Late yesterday afternoon I met my friend Brenna at the harbor to go on a slug hunt. Brenna is working on the taxonomy of a group of nudibranchs for her dissertation, and we’ve gone collecting out in the intertidal together a few times. I knew I’d need some harbor therapy after teaching a microscope class in the afternoon so when she suggested a slug hunt I didn’t have to think twice about saying “Yes!”
I arrived at the harbor before Brenna did, and spent some time lying on the docks taking pictures of the fouling community that lives there. The late summer afternoon light was perfect for picture taking, and I got some great shots.
This is one of my favorites.

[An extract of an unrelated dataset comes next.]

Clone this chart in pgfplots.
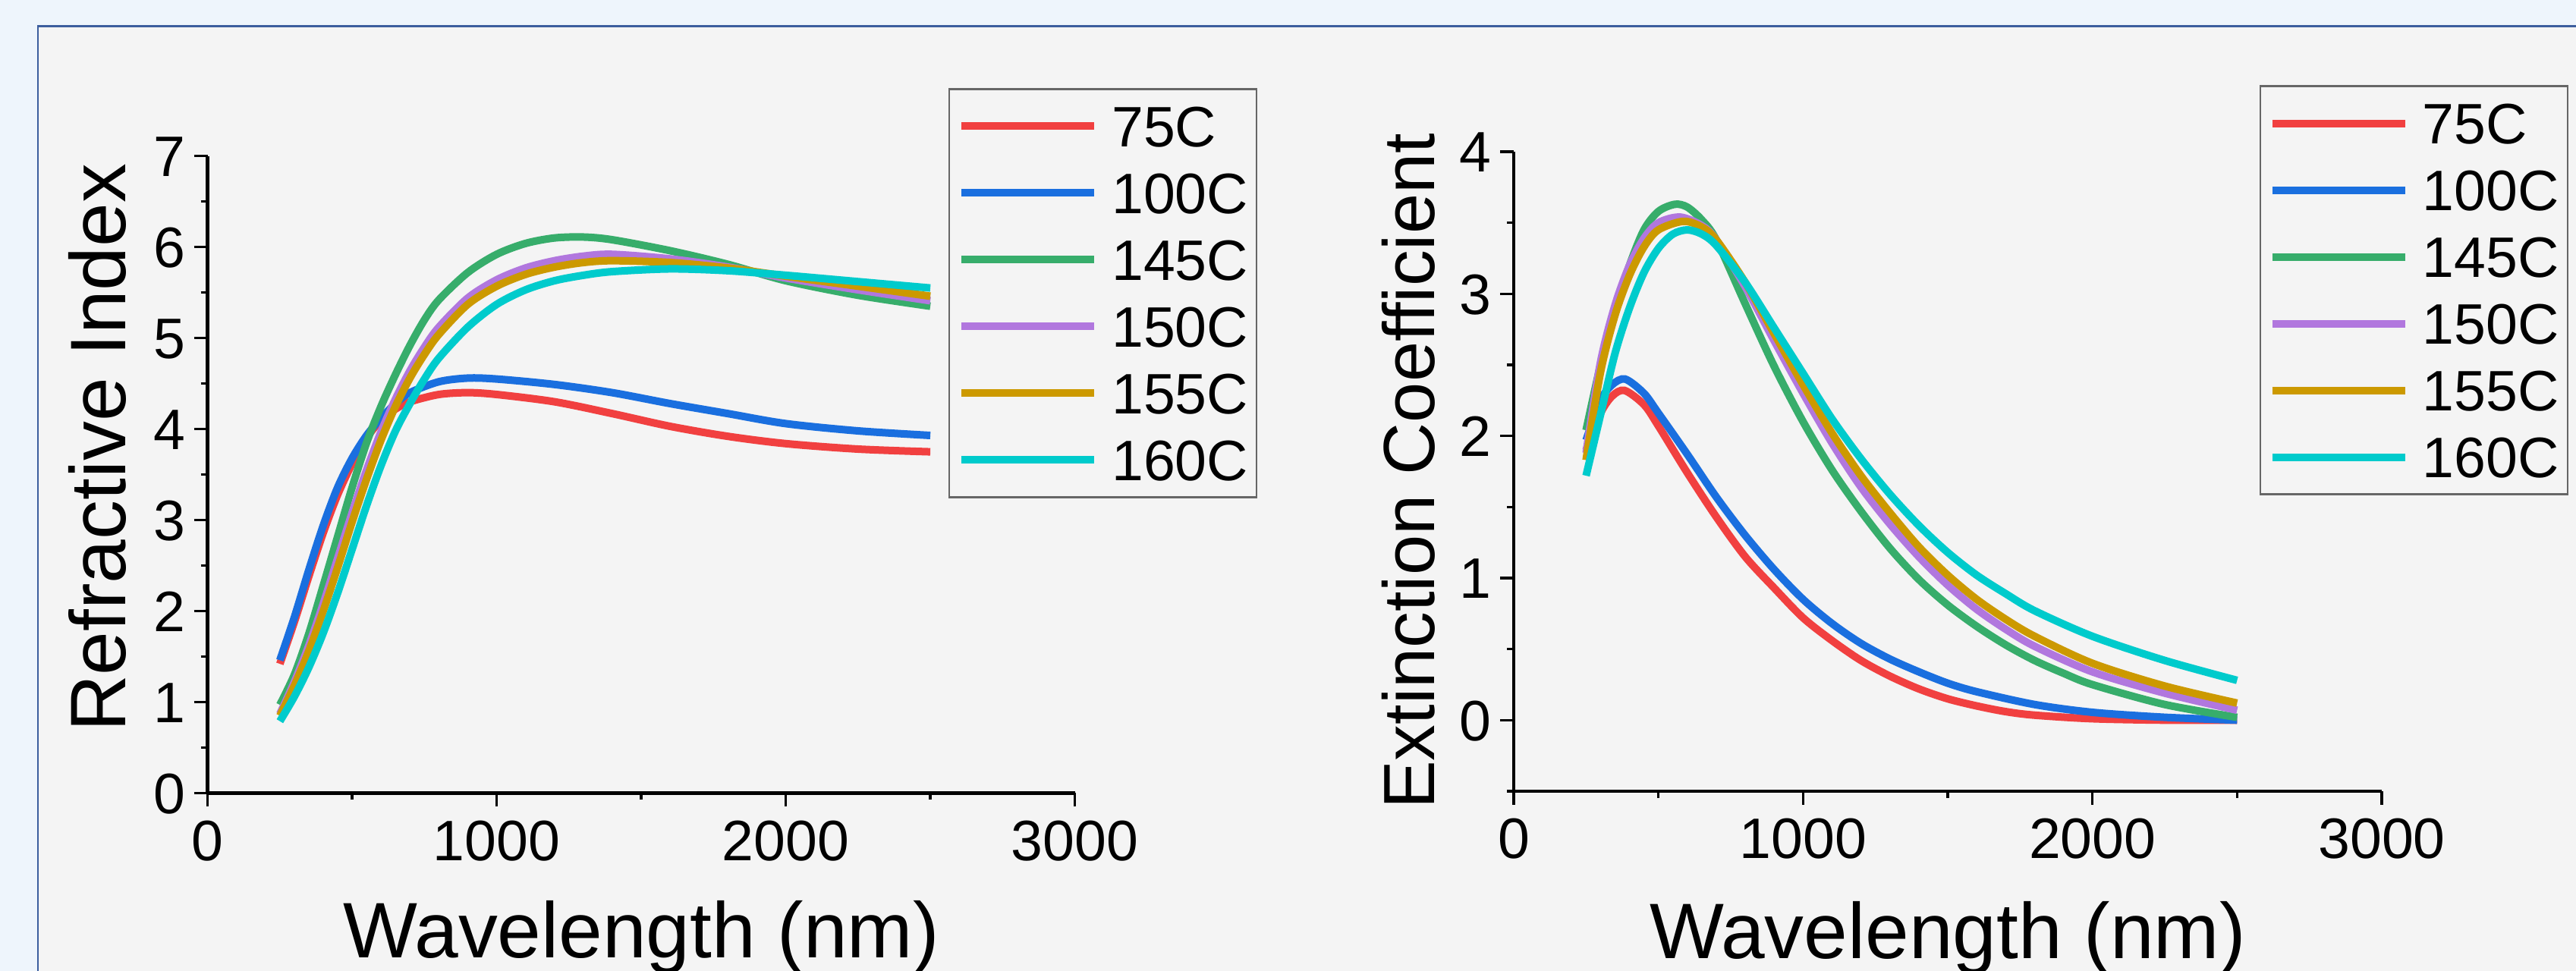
\documentclass[border=0pt]{standalone}
\usepackage{fontspec}
\setmainfont{Liberation Sans}
\usepackage{pgfplots}
\pgfplotsset{compat=1.18}

\definecolor{c75}{HTML}{F14040}
\definecolor{c100}{HTML}{1A6FDF}
\definecolor{c145}{HTML}{37AD6B}
\definecolor{c150}{HTML}{B177DE}
\definecolor{c155}{HTML}{CC9900}
\definecolor{c160}{HTML}{00CBCC}
\definecolor{outerbg}{HTML}{EEF5FC}
\definecolor{panelbg}{HTML}{F4F4F4}
\definecolor{frameblue}{HTML}{3C5E9E}

% shared look of both panels (1 px of the reference = 0.1 mm)
\pgfplotsset{
  originpanel/.style={
    scale only axis,
    axis lines=left,
    axis line style={-, line width=0.45mm, black},
    tick align=outside,
    major tick length=1.8mm, minor tick length=0.9mm,
    every tick/.style={black, line width=0.35mm},
    xmin=0, xmax=3000,
    xtick={0,1000,2000,3000}, minor xtick={500,1500,2500},
    scaled x ticks=false,
    /pgf/number format/assume math mode=true,
    /pgf/number format/set thousands separator={},
    tick label style={font=\fontsize{21.4}{24}\selectfont, inner sep=0pt,
      text height=5.4mm, text depth=0pt},
    xticklabel style={anchor=north, yshift=-1.6mm},
    yticklabel style={anchor=east, xshift=-1.1mm},
    label style={font=\fontsize{29.5}{34}\selectfont},
    xlabel={Wavelength (nm)},
    legend cell align=left,
    legend image code/.code={
      \draw[#1, line width=1mm] (0mm,0mm) -- (17.5mm,0mm);
      \path[draw=none, fill=none] (0mm,0mm) -- (19.8mm,0mm);
    },
    legend style={draw=black!60, line width=0.25mm, fill=none,
      font=\fontsize{21.4}{24}\selectfont,
      inner xsep=1.1mm, inner ysep=2.2mm, row sep=3.4mm,
      nodes={inner sep=0pt, text height=5.4mm, text depth=0pt}},
    every axis plot/.append style={line width=1mm, smooth, no markers},
  },
}

\begin{document}
\begin{tikzpicture}
\useasboundingbox (0,0) rectangle (339.5mm,128mm);
\fill[outerbg] (0,0) rectangle (339.5mm,128mm);
\filldraw[fill=panelbg, draw=frameblue, line width=0.25mm] (5mm,-5mm) rectangle (345mm,124.55mm);

% ---------- refractive index ----------
\begin{axis}[originpanel,
  at={(27.36mm,23.45mm)}, anchor=south west,
  width=114.3mm, height=83.98mm,
  ymin=0, ymax=7, ytick={0,...,7}, minor ytick={0.5,1.5,...,6.5},
  ylabel={Refractive Index},
  xlabel style={at={(axis description cs:0.5,-0.259)}, anchor=base},
  ylabel style={at={(axis description cs:-0.095,0.542)}, anchor=base},
  legend style={at={(axis description cs:0.8542,1.1068)}, anchor=north west},
]
\addplot[c75] coordinates {(250,1.42)(300,1.88)(350,2.38)(400,2.86)(450,3.28)(500,3.62)(550,3.90)(600,4.10)(650,4.22)(700,4.30)(800,4.38)(900,4.40)(1000,4.38)(1200,4.30)(1400,4.17)(1600,4.03)(1800,3.92)(2000,3.84)(2250,3.78)(2500,3.75)};
\addplot[c100] coordinates {(250,1.46)(300,1.93)(350,2.45)(400,2.94)(450,3.36)(500,3.68)(550,3.93)(600,4.12)(650,4.28)(700,4.40)(800,4.52)(900,4.56)(1000,4.55)(1200,4.49)(1400,4.40)(1600,4.28)(1800,4.17)(2000,4.06)(2250,3.98)(2500,3.93)};
\addplot[c145] coordinates {(250,0.97)(300,1.30)(350,1.75)(400,2.28)(450,2.82)(500,3.36)(550,3.85)(600,4.25)(650,4.60)(700,4.92)(750,5.20)(800,5.42)(900,5.72)(1000,5.92)(1100,6.04)(1200,6.10)(1300,6.11)(1400,6.08)(1600,5.96)(1800,5.81)(2000,5.63)(2250,5.47)(2500,5.35)};
\addplot[c150] coordinates {(250,0.87)(300,1.22)(350,1.62)(400,2.08)(450,2.58)(500,3.08)(550,3.55)(600,3.97)(650,4.33)(700,4.64)(750,4.90)(800,5.12)(900,5.44)(1000,5.64)(1100,5.77)(1200,5.85)(1300,5.90)(1400,5.92)(1600,5.87)(1800,5.78)(2000,5.66)(2250,5.53)(2500,5.41)};
\addplot[c155] coordinates {(250,0.85)(300,1.18)(350,1.56)(400,2.00)(450,2.48)(500,2.98)(550,3.45)(600,3.88)(650,4.25)(700,4.56)(750,4.82)(800,5.04)(900,5.37)(1000,5.57)(1100,5.70)(1200,5.78)(1300,5.83)(1400,5.85)(1600,5.83)(1800,5.77)(2000,5.68)(2250,5.57)(2500,5.46)};
\addplot[c160] coordinates {(250,0.79)(300,1.06)(350,1.38)(400,1.76)(450,2.20)(500,2.68)(550,3.16)(600,3.60)(650,3.98)(700,4.28)(750,4.55)(800,4.78)(900,5.12)(1000,5.37)(1100,5.53)(1200,5.63)(1300,5.69)(1400,5.73)(1600,5.76)(1800,5.74)(2000,5.69)(2250,5.62)(2500,5.55)};
\legend{75C,100C,145C,150C,155C,160C}
\end{axis}

% ---------- extinction coefficient ----------
\begin{axis}[originpanel,
  at={(199.5mm,23.7mm)}, anchor=south west,
  width=114.4mm, height=84.3mm,
  ymin=-0.5, ymax=4, ytick={0,...,4}, minor ytick={-0.5,0.5,1.5,2.5,3.5},
  ylabel={Extinction Coefficient},
  ylabel style={font=\fontsize{27.2}{31}\selectfont,
    at={(axis description cs:-0.0918,0.5)}, anchor=base},
  xlabel style={at={(axis description cs:0.5,-0.261)}, anchor=base},
  legend style={at={(axis description cs:0.859,1.104)}, anchor=north west},
]
\addplot[c75] coordinates {(250,1.90)(300,2.16)(340,2.28)(383,2.32)(450,2.22)(500,2.07)(600,1.74)(700,1.43)(800,1.15)(900,0.93)(1000,0.72)(1100,0.56)(1200,0.42)(1300,0.31)(1400,0.22)(1500,0.15)(1600,0.10)(1700,0.06)(1800,0.035)(2000,0.01)(2250,0.0)(2500,0.0)};
\addplot[c100] coordinates {(250,1.97)(300,2.25)(340,2.36)(385,2.40)(450,2.30)(500,2.16)(600,1.87)(700,1.57)(800,1.30)(900,1.06)(1000,0.85)(1100,0.68)(1200,0.54)(1300,0.43)(1400,0.34)(1500,0.26)(1600,0.20)(1800,0.11)(2000,0.055)(2250,0.02)(2500,0.0)};
\addplot[c145] coordinates {(250,2.04)(300,2.50)(350,2.88)(400,3.20)(450,3.45)(500,3.58)(557,3.63)(600,3.61)(650,3.52)(700,3.38)(800,2.93)(900,2.49)(1000,2.10)(1100,1.76)(1200,1.47)(1300,1.21)(1400,0.99)(1500,0.81)(1600,0.66)(1700,0.53)(1800,0.42)(1900,0.33)(2000,0.25)(2250,0.11)(2500,0.02)};
\addplot[c150] coordinates {(250,1.88)(300,2.52)(350,2.92)(400,3.20)(450,3.39)(500,3.50)(575,3.54)(650,3.48)(700,3.38)(800,3.05)(900,2.67)(1000,2.30)(1100,1.95)(1200,1.64)(1300,1.38)(1400,1.15)(1500,0.95)(1600,0.78)(1700,0.64)(1800,0.52)(2000,0.34)(2250,0.19)(2500,0.07)};
\addplot[c155] coordinates {(250,1.83)(300,2.45)(350,2.85)(400,3.13)(450,3.33)(500,3.45)(586,3.51)(650,3.47)(700,3.38)(800,3.08)(900,2.72)(1000,2.36)(1100,2.02)(1200,1.72)(1300,1.46)(1400,1.22)(1500,1.02)(1600,0.85)(1700,0.71)(1800,0.59)(2000,0.40)(2250,0.24)(2500,0.12)};
\addplot[c160] coordinates {(250,1.72)(300,2.15)(350,2.58)(400,2.90)(450,3.15)(500,3.32)(550,3.42)(600,3.45)(650,3.42)(700,3.34)(800,3.08)(900,2.76)(1000,2.44)(1100,2.12)(1200,1.84)(1300,1.59)(1400,1.37)(1500,1.18)(1600,1.02)(1700,0.89)(1800,0.77)(2000,0.59)(2250,0.42)(2500,0.28)};
\legend{75C,100C,145C,150C,155C,160C}
\end{axis}
\end{tikzpicture}
\end{document}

It’s a view into the posterior end of a live mussel (Mytilus sp.). Mussels live inside a pair of shells and open up only the posterior end to suck in water for respiration and filter feeding. They shut the shells very quickly when disturbed, so I had to sneak up on this individual and take a picture before it knew I was there. Looking through the opening you can see a blurry pale structure running from left to right; I think this is the mussel’s gill. The elaborately fringed dark structure that looks like a pair of curtains extending towards each other is the edge of the mantle. Because most of the mussel’s body is enclosed within the shells, the mantle edge contains most of the animal’s sensory organs. Mantles are exquisitely sensitive to touch, light, and certain chemicals; scallops, another type of bivalve mollusk, often have actual eyes on the mantle edge.

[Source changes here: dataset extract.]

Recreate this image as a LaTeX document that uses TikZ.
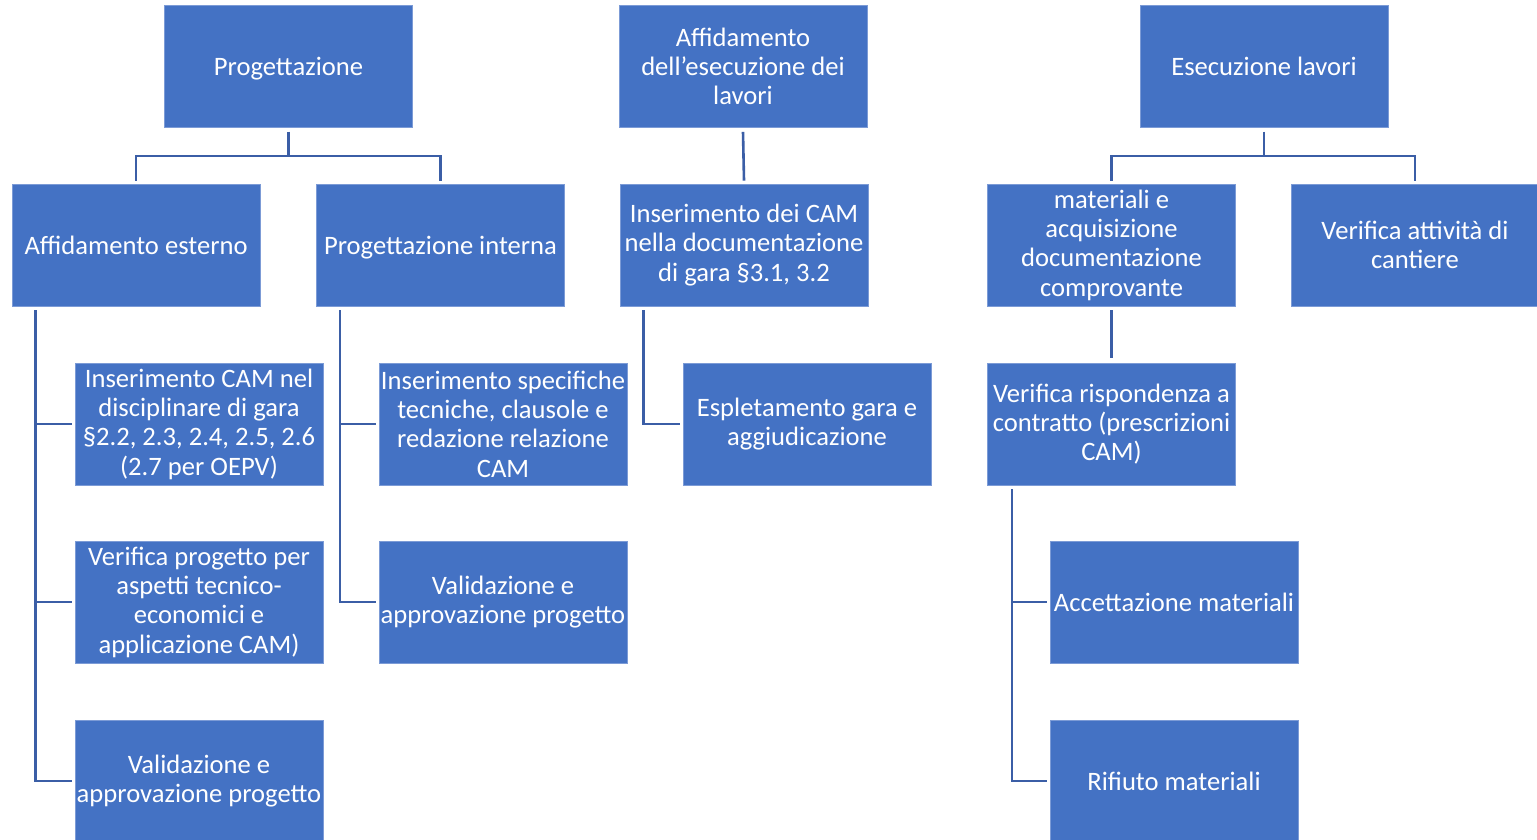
\documentclass[tikz,border=0pt]{standalone}
\usepackage{fontspec}
\setmainfont{Carlito}
\definecolor{boxblue}{HTML}{4472C4}
\definecolor{boxedge}{HTML}{7C9BD6}
\definecolor{linkblue}{HTML}{3B5EA6}
\begin{document}
\begin{tikzpicture}[x=1pt,y=-1pt,
  box/.style={rectangle, fill=boxblue, draw=boxedge, line width=0.8pt,
    minimum width=248pt, minimum height=122pt, inner sep=0pt,
    align=center, text=white, font=\fontsize{26.6}{29.3}\selectfont},
  oneline/.style={text height=20pt, text depth=2pt},
  conn/.style={draw=linkblue, line width=2.6pt}]
\clip (0,0) rectangle (1537,840);
\fill[white] (0,0) rectangle (1537,840);

% top level
\node[box,oneline] (prog) at (288.5,66.5) {Progettazione};
\node[box] (aff) at (743,66.5) {Affidamento\\dell’esecuzione dei\\lavori};
\node[box,oneline] (ese) at (1264,66.5) {Esecuzione lavori};

% second level
\node[box,oneline] (ext) at (136,245) {Affidamento esterno};
\node[box,oneline] (int) at (440.5,245) {Progettazione interna};
\node[box] (ins) at (744,245) {Inserimento dei CAM\\nella documentazione\\di gara §3.1, 3.2};
\node[box] (mat) at (1111.5,245) {materiali e\\acquisizione\\documentazione\\comprovante};
\node[box] (can) at (1415,245) {Verifica attività di\\cantiere};

% third level
\node[box] (insL) at (199,424) {Inserimento CAM nel\\disciplinare di gara\\§2.2, 2.3, 2.4, 2.5, 2.6\\(2.7 per OEPV)};
\node[box] (verL) at (199,602) {Verifica progetto per\\aspetti tecnico-\\economici e\\applicazione CAM)};
\node[box] (valL) at (199,781) {Validazione e\\approvazione progetto};
\node[box] (spec) at (503,424) {Inserimento specifiche\\tecniche, clausole e\\redazione relazione\\CAM};
\node[box] (valI) at (503,602) {Validazione e\\approvazione progetto};
\node[box] (esp) at (807,424) {Espletamento gara e\\aggiudicazione};
\node[box] (risp) at (1111.5,424) {Verifica rispondenza a\\contratto (prescrizioni\\CAM)};
\node[box,oneline] (acc) at (1174,602) {Accettazione materiali};
\node[box,oneline] (rif) at (1174,781) {Rifiuto materiali};

% connectors
\draw[conn] ([yshift=-4pt]prog.south) -- ++(0,24) -| ([yshift=3pt]ext.north);
\draw[conn] ([yshift=-4pt]prog.south) -- ++(0,24) -| ([yshift=3pt]int.north);
\draw[conn] ([yshift=-4pt]aff.south) -- ([yshift=3pt]ins.north);
\draw[conn] ([yshift=-4pt]ese.south) -- ++(0,24) -| ([yshift=3pt]mat.north);
\draw[conn] ([yshift=-4pt]ese.south) -- ++(0,24) -| ([yshift=3pt]can.north);

\draw[conn] ([xshift=24pt,yshift=-4pt]ext.south west) |- ([xshift=-3pt]valL.west);
\draw[conn] ([xshift=-3pt]insL.west) -- ++(-37,0);
\draw[conn] ([xshift=-3pt]verL.west) -- ++(-37,0);

\draw[conn] ([xshift=24pt,yshift=-4pt]int.south west) |- ([xshift=-3pt]valI.west);
\draw[conn] ([xshift=-3pt]spec.west) -- ++(-37,0);

\draw[conn] ([xshift=24pt,yshift=-4pt]ins.south west) |- ([xshift=-3pt]esp.west);

\draw[conn] ([yshift=-4pt]mat.south) -- ([yshift=5pt]risp.south |- risp.north);

\draw[conn] ([xshift=25pt,yshift=-4pt]risp.south west) |- ([xshift=-3pt]rif.west);
\draw[conn] ([xshift=-3pt]acc.west) -- ++(-36,0);
\end{tikzpicture}
\end{document}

In addition to spying on mussels, I also tried to catch polychaete worms off-guard. There are several different types of tube-dwelling polychaetes living at the harbor. Most of the ones I saw yesterday were serpulids living in meandering calcareous tubes. Like these:

© Allison J. Gong
Polychaete worm tubes come in many different materials and morphologies. These serpulids live in calcareous tubes that snake over surfaces. Because the tubes are mineralized, they can extend upwards from a surface, too. The worm spends its entire post-larval life in the tube that it secretes, extending only its “head”, visible as a tentacular crown, for filter-feeding. Like the mussels, serpulid polychaetes are very quick to respond to anything they perceive as a threat. Even a mere shadow passing over them can cause a rapid retreat into the tube finalized by sealing off the tube with the trumpet-shaped operculum.

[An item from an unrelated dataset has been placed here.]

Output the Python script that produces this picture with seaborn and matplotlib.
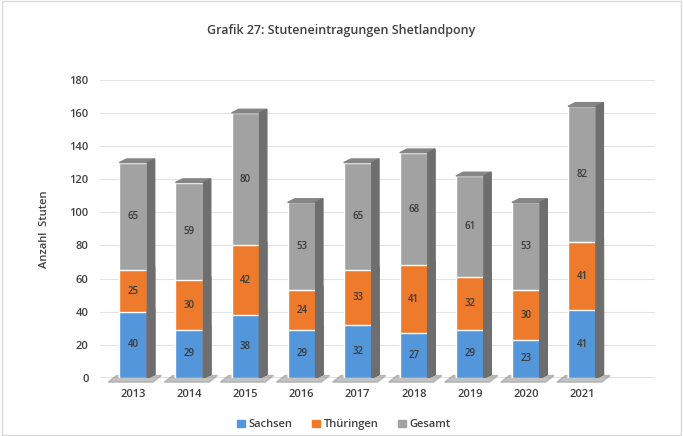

One of the most conspicuous animals at the harbor is an invasive encrusting bryozoan, Watersipora subtorquata. This animal is one of the first to colonize new real estate. Nothing else looks like it, so it is easy to identify.

© Allison J. Gong
Watersipora grows as a crust on surfaces such as mussel shells and floating docks, but when two colonies meet they use each other as surfaces, forming these curling sheets. The faint fuzziness that you see sort of hovering above the surface of the sheets is due to the lophophores extending from the zooids. Here’s a closer shot:

© Allison J. Gong
Another of the common introduced species at the harbor is the colonial sea squirt Botrylloides violaceus. This animal comes in a wide range of oranges and even purple. Here’s a colony that seems to understand the visual impact of pairing high-contrast colors:

© Allison J. Gong
What looks like a mass of pale orange doughnuts is actually a strictly organized colony. Each of the doughnuts is a zooid, and the hole of the doughnut is the incurrent siphon through which the zooid draws water in. Each zooid has its own incurrent siphon. In this photo you can see several larger holes; these are excurrent siphons, shared by several zooids, through which waste water is expelled. It’s difficult to see in the photo, but the excurrent siphons are raised up above the level of the colony, so water that has already been filtered doesn’t get sucked in again. This is exactly the reason that human structures such as smokestacks and chimneys are tall.
Oh, and since you asked, Brenna did indeed find slugs! And she taught me some field characteristics to help me ID slugs that I find. We both got what we needed on our little jaunt to the harbor.